Ne serait-ce que par le choix de son pseudonyme, le dessinateur Gavarni est vite amoureux de la chaîne « vaporeuse et bleuâtre » qu'il parcourt de 1825 à 1828. « Aucun pays ne m'a causé autant d'effet », écrit-il dans son Journal. Le souvenir des Pyrénées persistera d'ailleurs dans toutes ses œuvres.
Dans les illustrations de Gustave Doré, qui n'a que vingt et un an lorsque paraît en 1855 le Voyage aux eaux des Pyrénées de Taine, « le gigantesque le dispute au tumultueux » et l'influence pyrénéenne se traduit par des évocations vertigineuses où l'imagination est reine.
Le compositeur Rossini passé six mois à Barèges en 1832 et reste littéralement fasciné par le pic du Midi qu'ilne; pourra gravir pour des raisons de paresse et de fort abdomen.
Gabriel Fauré passe l’été 1877 dans les Pyrénées et s'éprend de Marianne Viardot, fille de la célèbre cantatrice, qu'il ne pourra épouser, Gabriel aimant Marianne plus qu'il n'en est aimé. Dix ans plus tard, il composera son Requiem « à la mémoire inoubliée de la fiancée de cet été pyrénéen rempli de lumière et d'harmonie ».
Le peintre Théodore Rousseau arrive aux Pyrénées en 1844 et réalise quelques tableaux avec d'imposantes montagnes en toile de fond. Corot se rend au Pays basque en 1871 tandis que Manet vient cette même année à Oloron dessiner et peindre des maisons au bord du gave.
En 1905, Matisse et Derain passent l'été à Collioure. Ils accentuent les effets de la lumière, et même l'ombre, qu'ils voient bleue ou verte, devient pour eux « tout un monde de clarté et de luminosité ». Les Pyrénées, tour à tour rosés, jaunes ou bleues, sont souvent présentes dans leurs toiles.
Picasso, à 25 ans, passe l'été 1906 à Gosol, petit village des Pyrénées espagnoles, situé entre Seo de Urgel et Ripoll. Il y dessine des montagnards et peint des femmes nues en train de se coiffer, dont il s'inspirera par la suite. Vers 1911, Céret devient « le Barbizon du cubisme » avec Braque et Picasso d'abord, puis Juan Gris en 1913 et enfin Auguste Herbin un peu plus tard.

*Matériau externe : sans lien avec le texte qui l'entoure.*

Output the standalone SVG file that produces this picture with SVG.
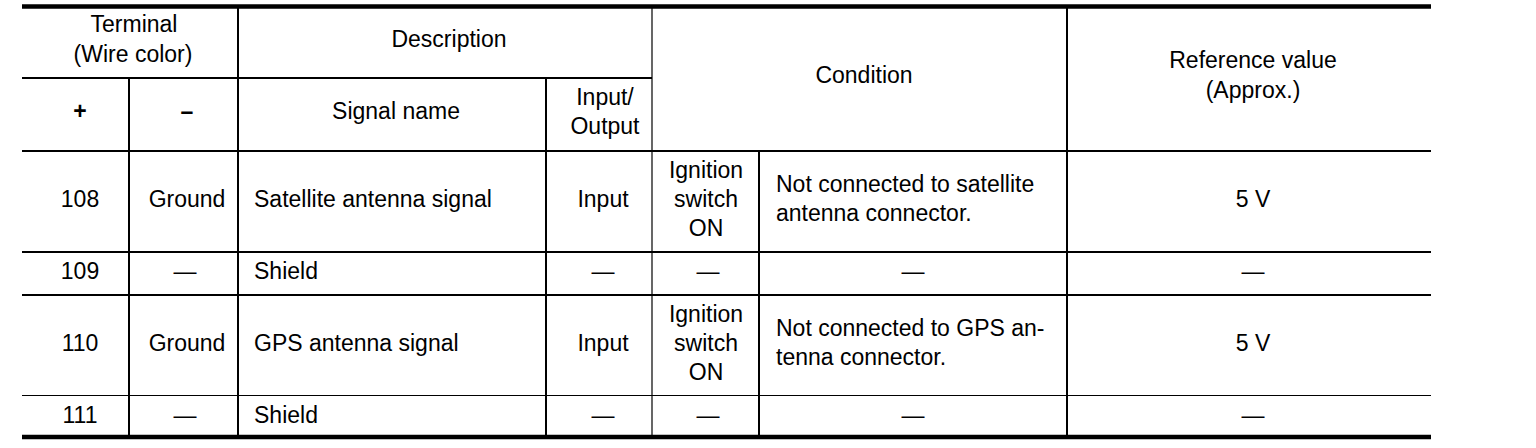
<svg xmlns="http://www.w3.org/2000/svg" width="1536" height="448" viewBox="0 0 1536 448">
<style>
text{font-family:"Liberation Sans",Arial,sans-serif;font-size:23px;fill:#000}
.c{text-anchor:middle}
.b{font-weight:bold}
line{stroke:#000}
.thick{stroke-width:4.5}
.med{stroke-width:2}
.thin{stroke-width:1.2}
</style>
<rect width="1536" height="448" fill="#fff"/>
<g id="grid">
<line class="thick" x1="22" y1="6.5" x2="1431" y2="6.5"/>
<line class="med" x1="22" y1="78" x2="652" y2="78"/>
<line class="med" x1="22" y1="151" x2="1431" y2="151"/>
<line class="med" x1="22" y1="252" x2="1431" y2="252"/>
<line class="med" x1="22" y1="295" x2="1431" y2="295"/>
<line class="thin" x1="22" y1="395.5" x2="1431" y2="395.5"/>
<line class="thick" x1="22" y1="437" x2="1431" y2="437"/>
<line class="med" x1="129" y1="78" x2="129" y2="435"/>
<line class="med" x1="238" y1="8" x2="238" y2="435"/>
<line class="med" x1="546" y1="78" x2="546" y2="435"/>
<line class="thin" x1="652" y1="8" x2="652" y2="435"/>
<line class="med" x1="759" y1="151" x2="759" y2="435"/>
<line class="med" x1="1067" y1="8" x2="1067" y2="435"/>
</g>
<g id="header">
<text class="c" x="134" y="32">Terminal</text>
<text class="c" x="133" y="62">(Wire color)</text>
<text class="c" x="449" y="47">Description</text>
<text class="c b" x="80" y="119">+</text>
<text class="c b" x="187" y="119">–</text>
<text class="c" x="396" y="119">Signal name</text>
<text class="c" x="605" y="105">Input/</text>
<text class="c" x="605" y="134">Output</text>
<text class="c" x="864" y="83">Condition</text>
<text class="c" x="1253" y="68">Reference value</text>
<text class="c" x="1253" y="98">(Approx.)</text>
</g>
<g id="row108">
<text class="c" x="80" y="206.5">108</text>
<text class="c" x="187" y="206.5">Ground</text>
<text x="254" y="206.5">Satellite antenna signal</text>
<text class="c" x="603" y="206.5">Input</text>
<text class="c" x="706" y="177.5">Ignition</text>
<text class="c" x="706" y="206.5">switch</text>
<text class="c" x="706" y="235.5">ON</text>
<text x="776" y="191.5">Not connected to satellite</text>
<text x="776" y="220.5">antenna connector.</text>
<text class="c" x="1253" y="206.5">5 V</text>
</g>
<g id="row109">
<text class="c" x="80" y="278.5">109</text>
<text class="c" x="185" y="278.5">—</text>
<text x="254" y="278.5">Shield</text>
<text class="c" x="603" y="278.5">—</text>
<text class="c" x="708" y="278.5">—</text>
<text class="c" x="913" y="278.5">—</text>
<text class="c" x="1253" y="278.5">—</text>
</g>
<g id="row110">
<text class="c" x="80" y="350.5">110</text>
<text class="c" x="187" y="350.5">Ground</text>
<text x="254" y="350.5">GPS antenna signal</text>
<text class="c" x="603" y="350.5">Input</text>
<text class="c" x="706" y="321.5">Ignition</text>
<text class="c" x="706" y="350.5">switch</text>
<text class="c" x="706" y="379.5">ON</text>
<text x="776" y="335.5">Not connected to GPS an-</text>
<text x="776" y="364.5">tenna connector.</text>
<text class="c" x="1253" y="350.5">5 V</text>
</g>
<g id="row111">
<text class="c" x="80" y="422.5">111</text>
<text class="c" x="185" y="422.5">—</text>
<text x="254" y="422.5">Shield</text>
<text class="c" x="603" y="422.5">—</text>
<text class="c" x="708" y="422.5">—</text>
<text class="c" x="913" y="422.5">—</text>
<text class="c" x="1253" y="422.5">—</text>
</g>
</svg>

C’est bien aux Pyrénées, écrit Henry Russell, qu'iront toujours les sourires des artistes et les cœurs des poètes. » II faut croire, en effet, qu'elles ont quelque chose d'exceptionnel et de magique, ces Pyrénées, pour qu'à travers les siècles, elles aient inspiré tant d'écrivains, de poètes, de peintres, de musiciens et d'artistes qui les ont aimées d'amour comme on aime une femme.